Dobry Dzień Misyjny
Nic tak nie ożywia Kościoła, jak zaangażowanie misyjne jego członków. Podobnie jak ludzkie ciało jest pełne wigoru, gdy nie brakuje mu ruchu, tak i Ciało Chrystusowe musi być w ruchu. Ten ruch to wszelka aktywność misyjna, ta wewnętrzna, jak i zewnętrzna.
Przeżyliśmy wielką radość widząc zaangażowanie młodych ludzi w przygotowanie i przebieg Dnia Misyjnego. Słyszeliśmy świadectwa doświadczonych misjonarzy i młodych chrześcijan z różnych pól misyjnych. Wspólnie wielbiliśmy Boga pieśniami i modlitwą. Sporo czasu przeznaczyliśmy na modlitwę o przedstawiane kwestie i potrzeby misyjne.
Innym ważnym punktem Dnia Misyjnego były świadectwa pastorów i przedstawicieli kościołów, które są zaangażowane w służbę BSM poprzez modlitwę oraz wspieranie konkretnych misjonarzy lub różnych projektów Stowarzyszenia. Z ich słów niezbicie wynikało, że konkretne włączenie się zborów i wspólnot wnosi ożywienie i radość. Nie trzeba dodawać, że przede wszystkim oddaje Bogu chwałę.
Dziękujemy Bogu za duże zainteresowanie DM. Było nas ponad 100 osób, a niektórzy przyjechali na tych 8 godzin z daleka! Najdalszą drogę przebyli Michał Domagała z Jakucji (chwilowy pobyt w Polsce) oraz pastor Misza Balko z Ukrainy, który usłużył nam Słowem Bożym. To był dobry dzień.

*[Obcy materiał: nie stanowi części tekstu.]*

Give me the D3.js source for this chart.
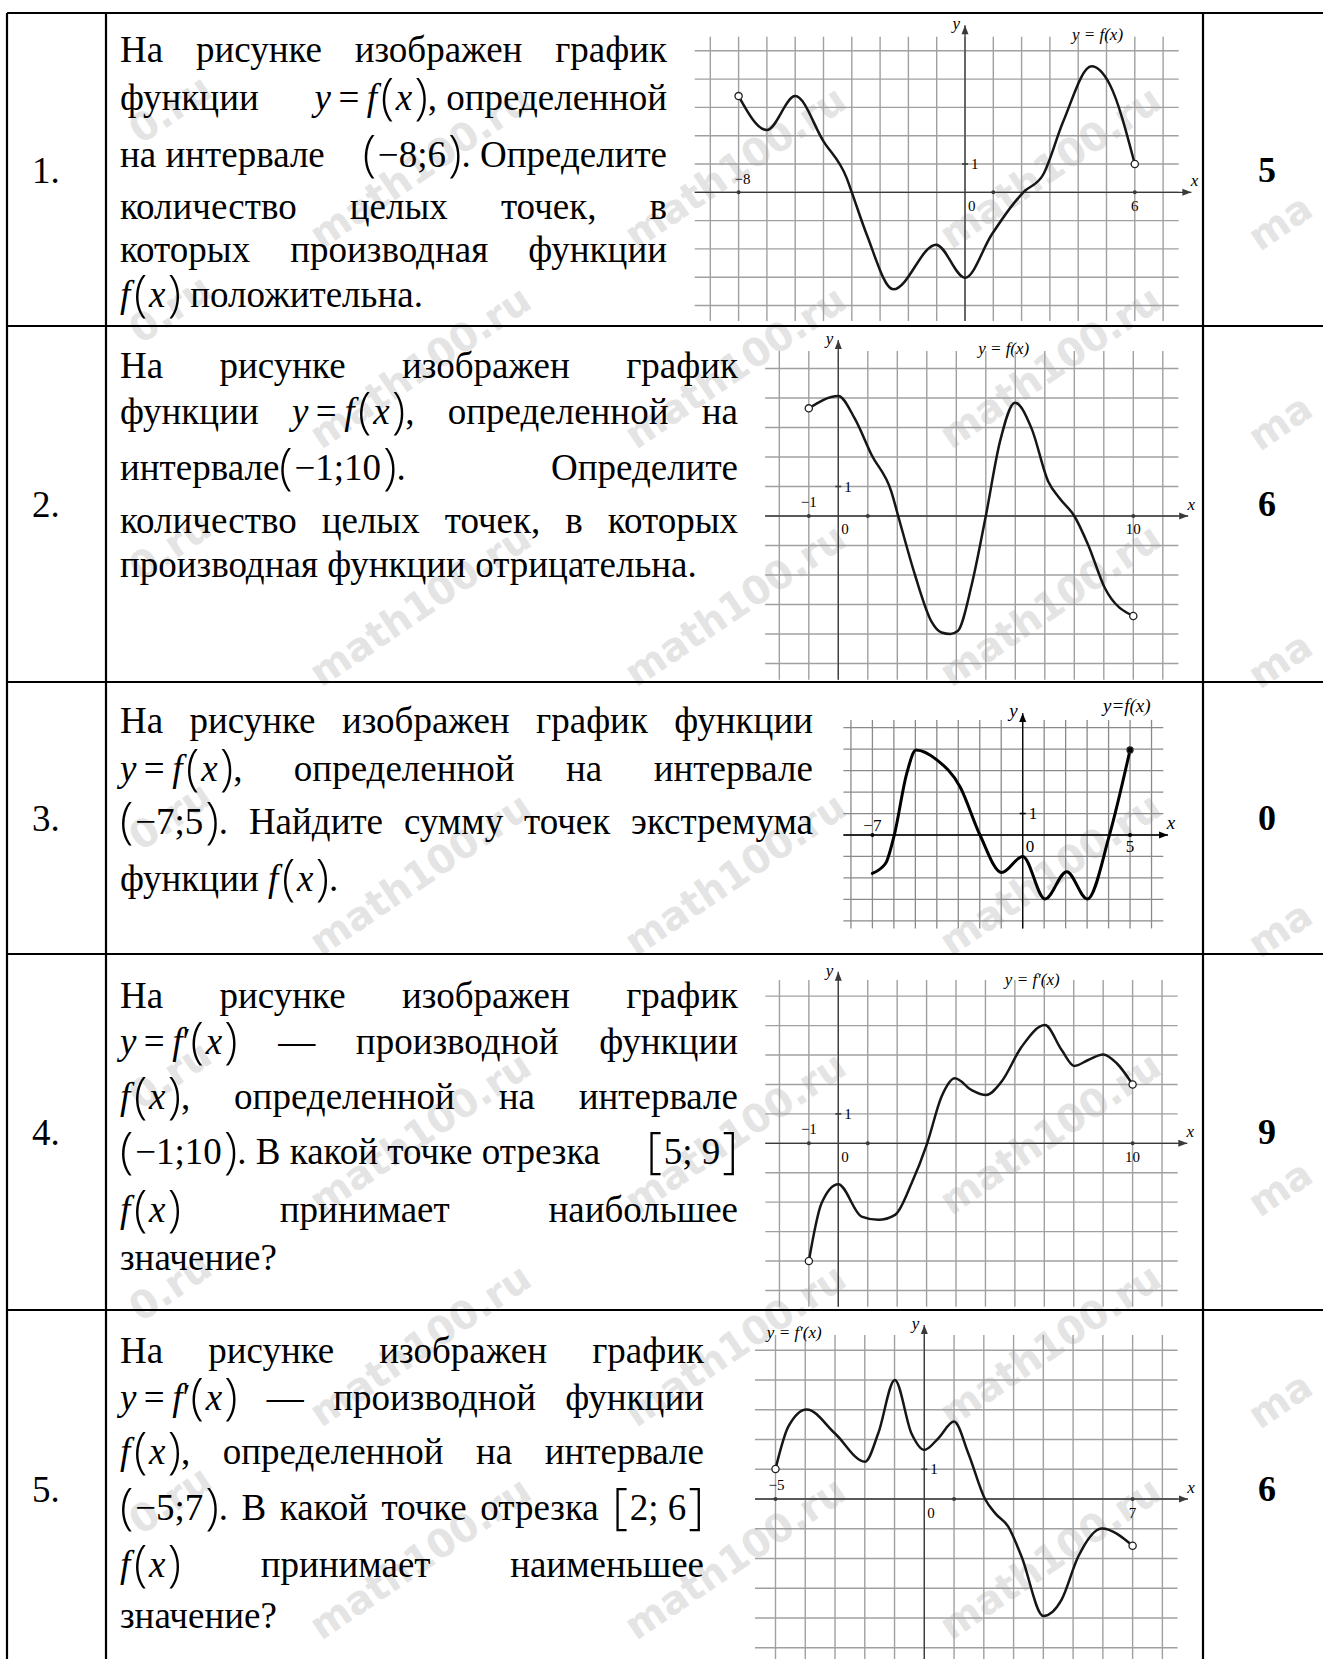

Konferencja miała dalszy ciąg w niedzielę. Paru misjonarzy BSM i pastor Misza usługiwali na nabożeństwach w kilku okolicznych kościołach. Była to dodatkowa okazja do popularyzacji tematyki misyjnej, promocji Stowarzyszenia i pokazania jak można włączyć się działania misyjne w kraju i za granicą wśród chrześcijan reprezentujących różne denominacje.
Dziękujemy wszystkim, którzy modlili się o Dzień Misyjny!